Reduce Text Attribute length to the minimum possible value. Avoid text attributes with lengths greater than 2000. Service Studio text attributes with length below 2000 are created as VarChar columns in SQL Server; otherwise they are created as Text columns.
Isolate Binary Data Attributes in separate Entities.
Updating entities that have large texts or binary data attributes is very slow. Having text attributes with more than 2000 characters will be mapped to binary data types in the database and usually binary data types tend to take longer to be changed/updated than simple data types. Additionally, updating a record which has a binary data type will take longer than a record with simple data types because data pages will need to be moved for the binary data type. It is best to avoid having binary data types in entities that change frequently. If this cannot be avoided, isolate them in their own entity.
When designing the data model, grouping and aggregating values will reduce the amount of requests/transactions to obtain the high level searches/reports.
Beware of Large Excel Files Performance
When handling large Excel files consider recording the data in an entity and using a timer to process the data in background.
If the number of lines to be uploaded is not fixed, then you should ensure that your application is capable of loading 65536 records, the maximum number of records Excel allows (Note: MS Office / Excel 2007 has a limit of 1 Million rows). Additionally, in a worst case scenario, Excel doesn't take more than two minutes to load, keeping in mind that table inserts will be progressively slower with table growth.
The safest way to go is to use a temporary table where you insert the Excel binary info as is and then wake up a timer that will asynchronously process it.
By isolating the data processing from the data uploading you avoid the request timeout limit. Also, since the processing will be done in background as a batch processing job, it can comply with other best practices like running on an isolated server, allowing for retries, performing error handling, commits per line, etc.
The process mentioned above is not necessary for excel files used for bootstrapping an application.
Use of the Delete Rules constraints in Entities
Whenever possible set Reference Attributes Delete Rule to Ignore instead of Delete.
This is an advanced scenario that must be used with care, since it may cause data inconsistency which can result in serious issues in your application.
This best practice applies to applications where the data is effectively deleted from the database and when this happens to entities which other entities depend on. One of three scenarios is possible:
- Use the Protect rule, which means that your application must be delete all records from child entities first (or the database will return an error) and then when you delete the parent entity record, the database has to check if there are records in the child entities (which is unnecessary or will return an error). This is the worst option in terms of performance.

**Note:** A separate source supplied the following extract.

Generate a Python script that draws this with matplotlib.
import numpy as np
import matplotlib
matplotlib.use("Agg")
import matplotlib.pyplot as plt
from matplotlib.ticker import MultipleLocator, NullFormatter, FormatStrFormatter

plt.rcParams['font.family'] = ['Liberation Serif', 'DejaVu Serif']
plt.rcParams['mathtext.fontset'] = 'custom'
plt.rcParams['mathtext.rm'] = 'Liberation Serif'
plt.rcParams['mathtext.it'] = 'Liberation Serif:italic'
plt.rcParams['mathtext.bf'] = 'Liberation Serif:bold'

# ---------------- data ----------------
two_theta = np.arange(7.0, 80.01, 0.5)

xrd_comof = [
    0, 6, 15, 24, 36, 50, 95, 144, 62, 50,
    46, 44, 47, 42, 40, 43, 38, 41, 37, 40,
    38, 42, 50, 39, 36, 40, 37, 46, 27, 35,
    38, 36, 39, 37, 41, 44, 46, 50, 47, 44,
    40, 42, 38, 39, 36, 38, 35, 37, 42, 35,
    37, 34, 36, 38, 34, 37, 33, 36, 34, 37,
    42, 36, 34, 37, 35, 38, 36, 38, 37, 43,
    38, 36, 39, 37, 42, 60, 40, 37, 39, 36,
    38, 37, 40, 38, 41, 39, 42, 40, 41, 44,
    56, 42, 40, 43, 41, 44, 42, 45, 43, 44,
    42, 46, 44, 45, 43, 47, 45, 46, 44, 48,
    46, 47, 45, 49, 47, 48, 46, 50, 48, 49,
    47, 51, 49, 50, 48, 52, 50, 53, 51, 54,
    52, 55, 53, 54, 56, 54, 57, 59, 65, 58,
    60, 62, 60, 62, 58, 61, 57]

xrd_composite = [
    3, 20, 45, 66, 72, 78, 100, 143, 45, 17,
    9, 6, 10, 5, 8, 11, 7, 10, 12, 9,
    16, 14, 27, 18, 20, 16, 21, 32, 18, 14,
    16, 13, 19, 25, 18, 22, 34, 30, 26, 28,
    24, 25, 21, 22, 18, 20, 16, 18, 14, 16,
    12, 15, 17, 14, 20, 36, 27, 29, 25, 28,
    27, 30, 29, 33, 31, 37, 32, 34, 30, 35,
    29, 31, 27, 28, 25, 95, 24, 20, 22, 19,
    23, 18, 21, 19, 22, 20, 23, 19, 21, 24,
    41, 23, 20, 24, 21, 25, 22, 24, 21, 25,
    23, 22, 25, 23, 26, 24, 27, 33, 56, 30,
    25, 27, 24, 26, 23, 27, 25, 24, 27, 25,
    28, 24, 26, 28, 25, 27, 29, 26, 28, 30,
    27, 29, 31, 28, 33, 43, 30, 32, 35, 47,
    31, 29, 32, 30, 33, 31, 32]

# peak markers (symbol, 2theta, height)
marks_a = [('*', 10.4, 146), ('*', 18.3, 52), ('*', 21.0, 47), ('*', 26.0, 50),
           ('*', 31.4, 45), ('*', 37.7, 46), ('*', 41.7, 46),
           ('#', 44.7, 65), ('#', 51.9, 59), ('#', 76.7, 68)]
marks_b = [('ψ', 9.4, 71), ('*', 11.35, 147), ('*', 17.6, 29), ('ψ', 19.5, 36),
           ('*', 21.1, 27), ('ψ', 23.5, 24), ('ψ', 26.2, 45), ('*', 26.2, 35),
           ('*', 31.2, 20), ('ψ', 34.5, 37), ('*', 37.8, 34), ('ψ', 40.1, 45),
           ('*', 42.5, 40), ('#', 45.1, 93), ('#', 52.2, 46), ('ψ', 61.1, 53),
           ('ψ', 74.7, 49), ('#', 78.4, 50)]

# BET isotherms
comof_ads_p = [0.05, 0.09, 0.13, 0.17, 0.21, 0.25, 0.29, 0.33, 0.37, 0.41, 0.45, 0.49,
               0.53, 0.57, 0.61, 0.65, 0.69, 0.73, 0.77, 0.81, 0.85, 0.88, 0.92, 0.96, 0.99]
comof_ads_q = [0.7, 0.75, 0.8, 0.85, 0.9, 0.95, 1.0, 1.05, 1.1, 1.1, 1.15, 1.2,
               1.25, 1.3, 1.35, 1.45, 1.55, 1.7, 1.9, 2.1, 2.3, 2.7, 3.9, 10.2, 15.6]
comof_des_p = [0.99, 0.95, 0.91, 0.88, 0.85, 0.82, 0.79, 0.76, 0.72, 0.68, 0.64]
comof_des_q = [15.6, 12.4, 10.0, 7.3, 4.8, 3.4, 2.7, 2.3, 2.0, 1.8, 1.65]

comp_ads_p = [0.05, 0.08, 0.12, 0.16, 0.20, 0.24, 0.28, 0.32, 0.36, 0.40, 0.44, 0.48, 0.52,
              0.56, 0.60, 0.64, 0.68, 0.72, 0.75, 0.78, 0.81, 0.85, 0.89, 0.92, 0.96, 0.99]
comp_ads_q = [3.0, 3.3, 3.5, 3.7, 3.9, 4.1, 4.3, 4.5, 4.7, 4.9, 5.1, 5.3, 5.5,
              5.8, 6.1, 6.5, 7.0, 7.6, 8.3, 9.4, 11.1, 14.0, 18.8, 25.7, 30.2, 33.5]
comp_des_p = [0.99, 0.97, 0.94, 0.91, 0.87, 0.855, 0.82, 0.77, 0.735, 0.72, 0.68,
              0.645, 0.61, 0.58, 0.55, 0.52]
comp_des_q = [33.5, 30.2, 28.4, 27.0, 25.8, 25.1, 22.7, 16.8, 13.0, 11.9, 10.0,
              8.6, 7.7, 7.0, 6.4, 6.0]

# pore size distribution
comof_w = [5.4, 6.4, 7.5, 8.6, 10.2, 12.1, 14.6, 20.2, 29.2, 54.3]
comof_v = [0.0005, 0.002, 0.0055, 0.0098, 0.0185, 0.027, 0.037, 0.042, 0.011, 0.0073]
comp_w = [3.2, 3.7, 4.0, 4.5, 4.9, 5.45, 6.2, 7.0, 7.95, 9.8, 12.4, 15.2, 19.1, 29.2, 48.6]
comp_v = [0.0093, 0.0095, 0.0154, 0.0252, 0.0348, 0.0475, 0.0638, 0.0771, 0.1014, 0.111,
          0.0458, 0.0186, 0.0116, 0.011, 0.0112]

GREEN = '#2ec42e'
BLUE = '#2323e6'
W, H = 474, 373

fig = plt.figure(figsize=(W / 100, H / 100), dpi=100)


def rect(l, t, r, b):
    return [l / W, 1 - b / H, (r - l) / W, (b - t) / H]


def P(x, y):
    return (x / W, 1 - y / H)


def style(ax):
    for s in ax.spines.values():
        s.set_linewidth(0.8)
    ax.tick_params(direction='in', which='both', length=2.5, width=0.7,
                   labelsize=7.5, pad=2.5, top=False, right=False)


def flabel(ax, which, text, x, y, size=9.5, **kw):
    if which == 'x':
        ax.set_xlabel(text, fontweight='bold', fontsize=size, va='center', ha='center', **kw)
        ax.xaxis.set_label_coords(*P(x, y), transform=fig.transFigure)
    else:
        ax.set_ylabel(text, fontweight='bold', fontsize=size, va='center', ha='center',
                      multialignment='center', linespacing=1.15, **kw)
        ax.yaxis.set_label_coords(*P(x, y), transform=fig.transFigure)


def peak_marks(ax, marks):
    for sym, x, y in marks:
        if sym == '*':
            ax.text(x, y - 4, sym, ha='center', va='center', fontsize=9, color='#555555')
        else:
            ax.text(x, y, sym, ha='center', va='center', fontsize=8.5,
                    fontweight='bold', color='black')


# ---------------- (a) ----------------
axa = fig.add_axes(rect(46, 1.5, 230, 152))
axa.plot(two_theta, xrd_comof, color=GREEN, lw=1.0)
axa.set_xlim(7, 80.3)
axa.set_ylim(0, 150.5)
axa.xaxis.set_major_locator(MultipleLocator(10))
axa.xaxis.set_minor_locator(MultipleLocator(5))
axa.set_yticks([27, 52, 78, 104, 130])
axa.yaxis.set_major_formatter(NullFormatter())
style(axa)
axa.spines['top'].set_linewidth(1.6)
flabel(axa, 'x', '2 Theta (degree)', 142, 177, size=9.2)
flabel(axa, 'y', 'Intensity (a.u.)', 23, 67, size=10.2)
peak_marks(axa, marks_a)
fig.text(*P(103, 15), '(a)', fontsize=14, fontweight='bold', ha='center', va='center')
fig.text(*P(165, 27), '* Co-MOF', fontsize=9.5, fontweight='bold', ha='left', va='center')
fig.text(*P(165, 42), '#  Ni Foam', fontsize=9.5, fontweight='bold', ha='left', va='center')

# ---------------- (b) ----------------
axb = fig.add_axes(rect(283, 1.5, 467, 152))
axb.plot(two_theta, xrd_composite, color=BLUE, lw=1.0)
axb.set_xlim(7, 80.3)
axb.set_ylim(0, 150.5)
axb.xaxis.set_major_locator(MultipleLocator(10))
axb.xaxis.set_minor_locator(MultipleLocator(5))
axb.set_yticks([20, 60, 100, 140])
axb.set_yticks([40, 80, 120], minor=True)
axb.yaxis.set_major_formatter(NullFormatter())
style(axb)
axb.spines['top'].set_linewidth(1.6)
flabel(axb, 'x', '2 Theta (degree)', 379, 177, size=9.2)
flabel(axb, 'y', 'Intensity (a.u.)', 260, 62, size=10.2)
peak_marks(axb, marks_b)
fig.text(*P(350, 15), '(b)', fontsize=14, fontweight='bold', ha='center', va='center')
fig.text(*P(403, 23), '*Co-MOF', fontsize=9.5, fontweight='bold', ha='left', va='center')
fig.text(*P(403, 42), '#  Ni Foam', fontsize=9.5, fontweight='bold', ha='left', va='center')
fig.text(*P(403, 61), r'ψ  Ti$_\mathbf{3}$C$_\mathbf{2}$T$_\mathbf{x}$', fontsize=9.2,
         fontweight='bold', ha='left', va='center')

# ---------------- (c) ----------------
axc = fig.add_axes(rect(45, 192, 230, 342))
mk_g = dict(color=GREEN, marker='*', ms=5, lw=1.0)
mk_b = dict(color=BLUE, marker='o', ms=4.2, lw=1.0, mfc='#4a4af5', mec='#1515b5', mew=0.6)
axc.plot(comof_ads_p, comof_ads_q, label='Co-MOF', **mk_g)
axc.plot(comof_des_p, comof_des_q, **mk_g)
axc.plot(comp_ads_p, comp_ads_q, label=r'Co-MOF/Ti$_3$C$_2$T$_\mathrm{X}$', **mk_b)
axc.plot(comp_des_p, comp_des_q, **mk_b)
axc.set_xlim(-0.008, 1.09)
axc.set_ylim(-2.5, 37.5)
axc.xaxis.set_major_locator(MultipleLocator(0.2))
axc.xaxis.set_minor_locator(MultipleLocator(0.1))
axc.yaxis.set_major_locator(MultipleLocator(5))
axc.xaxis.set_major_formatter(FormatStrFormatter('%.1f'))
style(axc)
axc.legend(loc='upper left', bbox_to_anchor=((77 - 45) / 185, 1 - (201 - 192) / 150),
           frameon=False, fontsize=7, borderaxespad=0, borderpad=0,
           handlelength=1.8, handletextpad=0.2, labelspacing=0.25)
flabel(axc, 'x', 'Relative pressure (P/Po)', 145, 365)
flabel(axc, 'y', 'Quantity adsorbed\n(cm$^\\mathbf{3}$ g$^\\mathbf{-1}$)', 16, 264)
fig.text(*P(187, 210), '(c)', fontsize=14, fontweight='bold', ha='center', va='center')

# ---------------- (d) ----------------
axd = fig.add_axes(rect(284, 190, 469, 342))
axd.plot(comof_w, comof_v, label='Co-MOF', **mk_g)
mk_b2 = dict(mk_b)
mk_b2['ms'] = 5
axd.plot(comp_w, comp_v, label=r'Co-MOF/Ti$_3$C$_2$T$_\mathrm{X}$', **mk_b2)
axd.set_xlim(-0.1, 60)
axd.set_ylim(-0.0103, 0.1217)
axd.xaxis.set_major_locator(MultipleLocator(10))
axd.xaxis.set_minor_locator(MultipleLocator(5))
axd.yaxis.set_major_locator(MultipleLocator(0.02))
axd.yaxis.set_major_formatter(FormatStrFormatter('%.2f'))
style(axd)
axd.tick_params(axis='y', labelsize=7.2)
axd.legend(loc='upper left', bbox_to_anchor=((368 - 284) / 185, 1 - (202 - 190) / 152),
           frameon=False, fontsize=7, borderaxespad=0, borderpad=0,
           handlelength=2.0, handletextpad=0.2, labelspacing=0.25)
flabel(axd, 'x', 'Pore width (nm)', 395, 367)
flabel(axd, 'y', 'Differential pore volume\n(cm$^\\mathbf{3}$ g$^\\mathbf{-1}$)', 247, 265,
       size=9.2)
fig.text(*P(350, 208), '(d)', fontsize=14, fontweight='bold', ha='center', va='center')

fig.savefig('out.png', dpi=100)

- Use the Delete rule, which means that all control is given to the database (which has no business knowledge) and may be trying to delete things that were already deleted.
- Use the Ignore rule, which may lead to data inconsistency if your application is not working correctly, but is the more performant option by far. If you use this option, it's fundamental that you have a housekeeping strategy on your DB to assure that you get rid of all unindexed data.
The Protect and Delete options in the Reference Attributes Delete Rule of entities will trigger multiple actions on its referenced data model. This causes database overhead and takes a lot longer to delete records. This happens because a delete rule of an entity record will cause a select or a delete statement for every record in other tables that link to that record through a foreign key constraint. Using the ignore rule in complex data models is the best choice since these delete statements won't be executed but will require manual identification of the records to be deleted in other referenced entities.
As this may lead to data inconsistency, this best practice regarded as suspicious by many developers who would rather use the protect rule. But in fact while the ignore rule leads to data inconsistency when the application is not deleting all that it should, the protect rule will lead to a database error which while being easier to detect, results in an equally bad end user experience. During the development and testing stages, temporarily setting the constraint to protect could help protect against development errors. Once development and testing are completed, setting the constraint to ignore and adding reminders where the deletes are placed and stating which rules should be revert back to protect during testing are practices that should minimize the risk of data inconsistency.
Archive old data in separate entities
You should consider using a separate entity to archive old data when: (a) old data needs to be kept for logging reasons or legal reasons but is not accessible from anywhere in the application; (b) when there is a table with a high growth rate where a small percentage of the data is heavily used and the rest of the data is used just as an archive that is rarely accessed. Consider also developing a separate screen to view the archived data or use a union or a view in a query that is rarely used that allows seeing the data from both tables.
Forget about the database script that cleans old records from tables to be executed manually every year because no one will remember. Those activities should be automated and included in the application. If there are tables with historical data like orders or operations, it’s better to have an archive table and have a daily timer to copy the records older than some time from the primary table to the archive table. The same applies to data that are rarely accessed in tables with high growth rate where a small percentage of the data is crucial and the rest is just archive.
Old data is dead weight in the tables; it slows down all operations done over the table data; and more often than not, old data is used at the most only 1% of the time.
The timing for when to archive the old data to a separate entity should be well thought out because archiving things too soon can result in having many accesses to the archived data and may result in negative performance gains.